The Black Food Sovereignty Coalition, Black Family Land Trust, inc, the National Black Food & Justice Alliance, and the Southeastern African American Farmers’ Organic Network(SAAFON) all work regionally to connect and protect black farmers, families, and communities (59). They affirm the right to land, the long-historied black agrarian tradition in the US, and actively combat the efforts of white agriculture and the US government to pry black communities from their familial lands and cultural power of maintaining alternative farming traditions. They provide economic, legal, and community support, enabling the continued survival of food sovereignty and alternative food futures by listening to the needs of the farmers and communities, both urban and rural, and promoting a diverse series of initiatives aimed to support the different needs determined by place and race. 

Soul Fire Farm not only functions as a single farm site, but also offers dozens of initiatives aimed to uplift farms and gardens run by brown and black people as they enter into the difficult world of small-scale agriculture. Each year, they assist in the building and maintenance of dozens of urban community gardens and provide countless educational workshops on sliding scale pricing to bring nourishment and food to communities that they can’t directly feed. Additionally, on their website, they have a reparations map, which encourages site viewers to monetarily support the countless brown and black owned and operated small farms across the nation (60). The farms and gardens listed on the map are in need of land, resources, monetary donations, and workers, and Soul Fire Farm specifically requests that people contact these farms only to offer these reparations, not to extract labor or for anything other than to offer reparation-based outreach.

Native Seeds/SEARCH, Sierra Seeds, and Indigenous Food Systems Network are deliberately inter-tribal in their work, preserving feeds and promoting community-led food sovereignty initiatives both within and between tribal communities (61). They reaffirm the historied interaction, trade, and practices of mutual benefit that tribal nations have engaged in and continue to engage in before and despite settler colonialism, recognizing that the struggle for Native life and livelihoods in the settler colonial state requires collective, interactive action. Each of these networks offers workshops, educational opportunities, material resources, and the ability to connect with other organizations doing similar work at smaller community levels. 

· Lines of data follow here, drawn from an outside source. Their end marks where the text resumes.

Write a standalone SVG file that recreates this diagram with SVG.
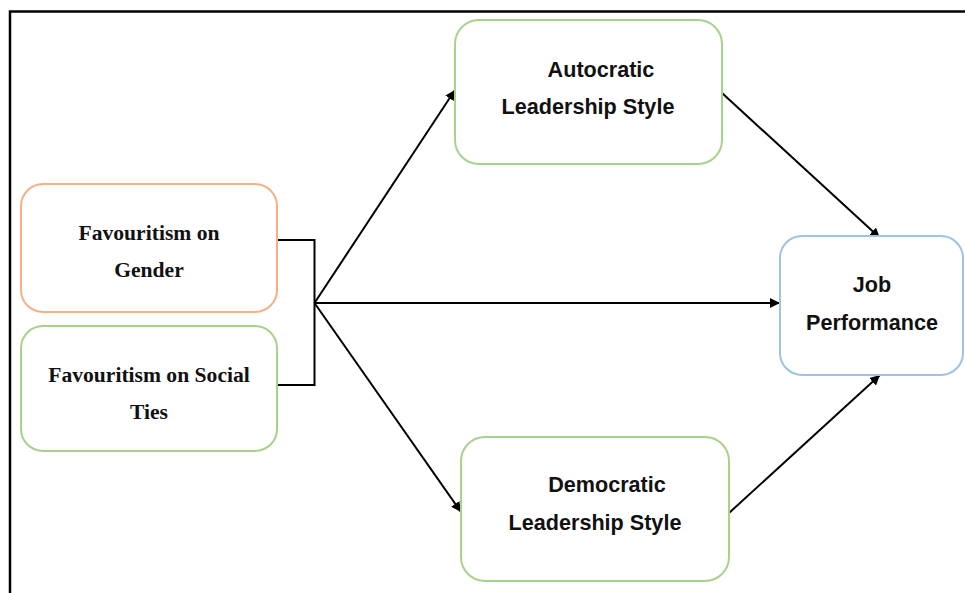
<svg xmlns="http://www.w3.org/2000/svg" width="965" height="593" viewBox="0 0 965 593">
<style>
.box{fill:#fff;stroke-width:2}
.green{stroke:#A9D18E}
.orange{stroke:#F4B183}
.blue{stroke:#9DC3E6}
.serif{font-family:"Liberation Serif","Times New Roman",serif;font-weight:bold;font-size:21.6px;fill:#111;text-anchor:middle}
.sans{font-family:"Liberation Sans",Arial,sans-serif;font-weight:bold;font-size:21.6px;fill:#111;text-anchor:middle}
.conn{stroke:#000;stroke-width:2;fill:none}
</style>
<defs>
<marker id="arr" viewBox="0 0 10 10" refX="10" refY="5" markerWidth="5" markerHeight="5" orient="auto" markerUnits="strokeWidth">
<path d="M0,0 L10,5 L0,10 z" fill="#000"/>
</marker>
</defs>
<rect width="965" height="593" fill="#fff"/>
<g id="frame">
<path d="M10,593 V11.5 H965" stroke="#000" stroke-width="2.5" fill="none"/>
</g>
<g id="connectors">
<path class="conn" d="M277,240 H314.5 V385 H277"/>
<path class="conn" d="M314.5,303 L455,90" marker-end="url(#arr)"/>
<path class="conn" d="M314.5,303 L780,303" marker-end="url(#arr)"/>
<path class="conn" d="M314.5,303 L461,512" marker-end="url(#arr)"/>
<path class="conn" d="M722,93 L880,238" marker-end="url(#arr)"/>
<path class="conn" d="M729,513 L880,375" marker-end="url(#arr)"/>
</g>
<g id="gender">
<rect class="box orange" x="21" y="184" width="256" height="128" rx="22"/>
<text class="serif" x="149" y="240">Favouritism on</text>
<text class="serif" x="149" y="277">Gender</text>
</g>
<g id="social">
<rect class="box green" x="21" y="326" width="256" height="125" rx="22"/>
<text class="serif" x="149" y="382">Favouritism on Social</text>
<text class="serif" x="149" y="419">Ties</text>
</g>
<g id="autocratic">
<rect class="box green" x="455" y="20" width="267" height="144" rx="24"/>
<text class="sans" x="601" y="77">Autocratic</text>
<text class="sans" x="588" y="114">Leadership Style</text>
</g>
<g id="democratic">
<rect class="box green" x="461" y="437" width="268" height="144" rx="24"/>
<text class="sans" x="607" y="492">Democratic</text>
<text class="sans" x="595" y="530">Leadership Style</text>
</g>
<g id="job">
<rect class="box blue" x="780" y="236" width="183" height="139" rx="22"/>
<text class="sans" x="872" y="292">Job</text>
<text class="sans" x="872" y="330">Performance</text>
</g>
</svg>
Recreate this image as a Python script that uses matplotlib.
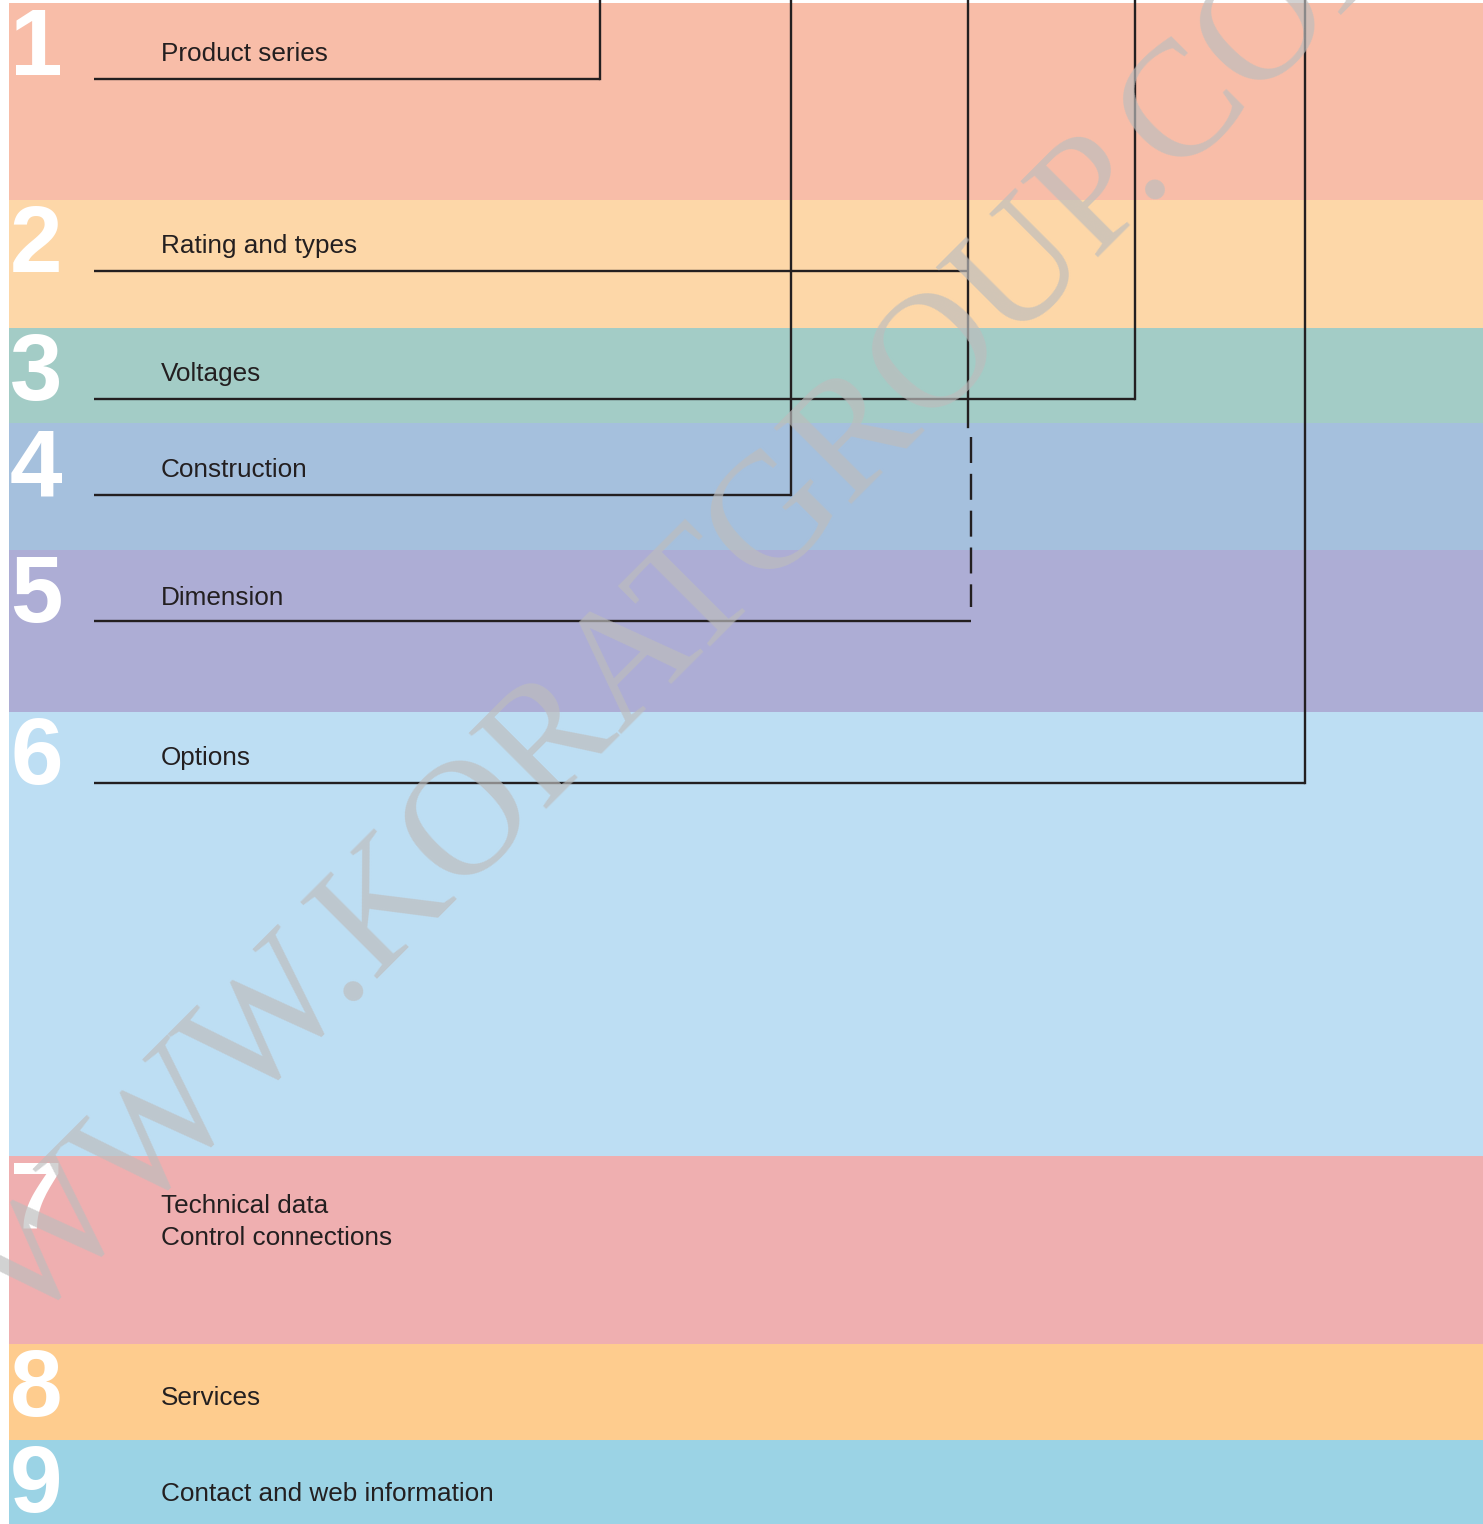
import matplotlib.pyplot as plt
import matplotlib.patches as mpatches

# section numbers and titles
numbers = ["1", "2", "3", "4", "5", "6", "7", "8", "9"]
titles = ["Product series", "Rating and types", "Voltages", "Construction",
          "Dimension", "Options", "Technical data\nControl connections",
          "Services", "Contact and web information"]
# band edges (top of each band, last = bottom of page)
band_edges = [3, 200, 328, 423, 550, 712, 1156, 1344, 1440, 1524]
band_colors = ["#F8BDA8", "#FDD7A8", "#A3CCC6", "#A5C0DD", "#ADADD5",
               "#BDDEF3", "#EFAFB0", "#FECC8E", "#9BD3E5"]
# baseline of the first title line in each band
title_base = [61, 253, 381, 477, 605, 765, 1213, 1405, 1501]
# underline rows and where each one turns up to the top
underline_y = [79, 271, 399, 495, 621, 783]
connector_x = [600, 968, 1135, 791, 971, 1305]

W, H = 1483, 1524
fig = plt.figure(figsize=(W / 100, H / 100), dpi=100)
ax = fig.add_axes([0, 0, 1, 1])
ax.set_xlim(0, W)
ax.set_ylim(H, 0)
ax.axis("off")

left = 9
for i in range(len(band_colors)):
    top, bot = band_edges[i], band_edges[i + 1]
    ax.add_patch(mpatches.Rectangle((left, top), W - left, bot - top,
                                    color=band_colors[i], lw=0, zorder=1))
    # big white number
    ax.text(10, top + 72, numbers[i], color="white", fontsize=68,
            fontweight="bold", family="Liberation Sans", ha="left",
            va="baseline", zorder=3)

# titles (one text per line)
for t, yb in zip(titles, title_base):
    for j, line in enumerate(t.split("\n")):
        ax.text(161, yb + 32 * j, line, color="#231f20", fontsize=18.8,
                family="Liberation Sans", ha="left", va="baseline", zorder=3)

lc = "#231f20"
lw = 1.7
# underlines with vertical runs up to the top
for k, (y, x) in enumerate(zip(underline_y, connector_x)):
    ax.plot([94, x], [y, y], color=lc, lw=lw, zorder=4, solid_capstyle="butt")
    if k == 1:
        # row 2 feeds the shared line that continues dashed down to row 5
        ax.plot([x, x], [0, 427], color=lc, lw=lw, zorder=4)
    elif k == 4:
        ax.plot([x, x], [437, 607], color=lc, lw=lw, zorder=4,
                dashes=(11, 4.6), solid_capstyle="butt",
                dash_capstyle="butt")
    else:
        ax.plot([x, x], [0, y], color=lc, lw=lw, zorder=4)

# watermark
ax.text(25, 1331, "WWW.KORATGROUP.COM", rotation=45, rotation_mode="anchor",
        fontsize=119, family="Liberation Serif", color="#bdbdbd", alpha=0.68,
        ha="left", va="baseline", zorder=5)

fig.savefig("out.png", dpi=100)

What binds all these organizations, projects, communities, and ideas together is a sense of love and desire for a reciprocal relationship with the land and each other. Everyone doing this work understands that “we are bound in a covenant of reciprocity, a pact of mutual responsibility to sustain those who sustain us,” as those who came before us have done and passed onto us, so that we can sustain one another into futurity (62). As engaging in the fight for land and food sovereignty teaches us how to recognize our interconnectivity with the land, we also begin to learn “to rewrite the lie of co-dependence into interdependence, love, and caring”  in our relations to each other (63). This work, the task of decolonization, restoring the land, and restoring community practices of healing, is longer than our lifetimes allow us. While the harvest comes each year, the real fruits of this labor will only fully be received by our descendants. But it’s worth it, to know that maybe one day, my grandchildren’s grandchildren might walk through the forests of my childhood and see groves of old, healthy hemlocks, that the American chestnut sapling in my front yard might grow as large and grand as the elms that now tower over it.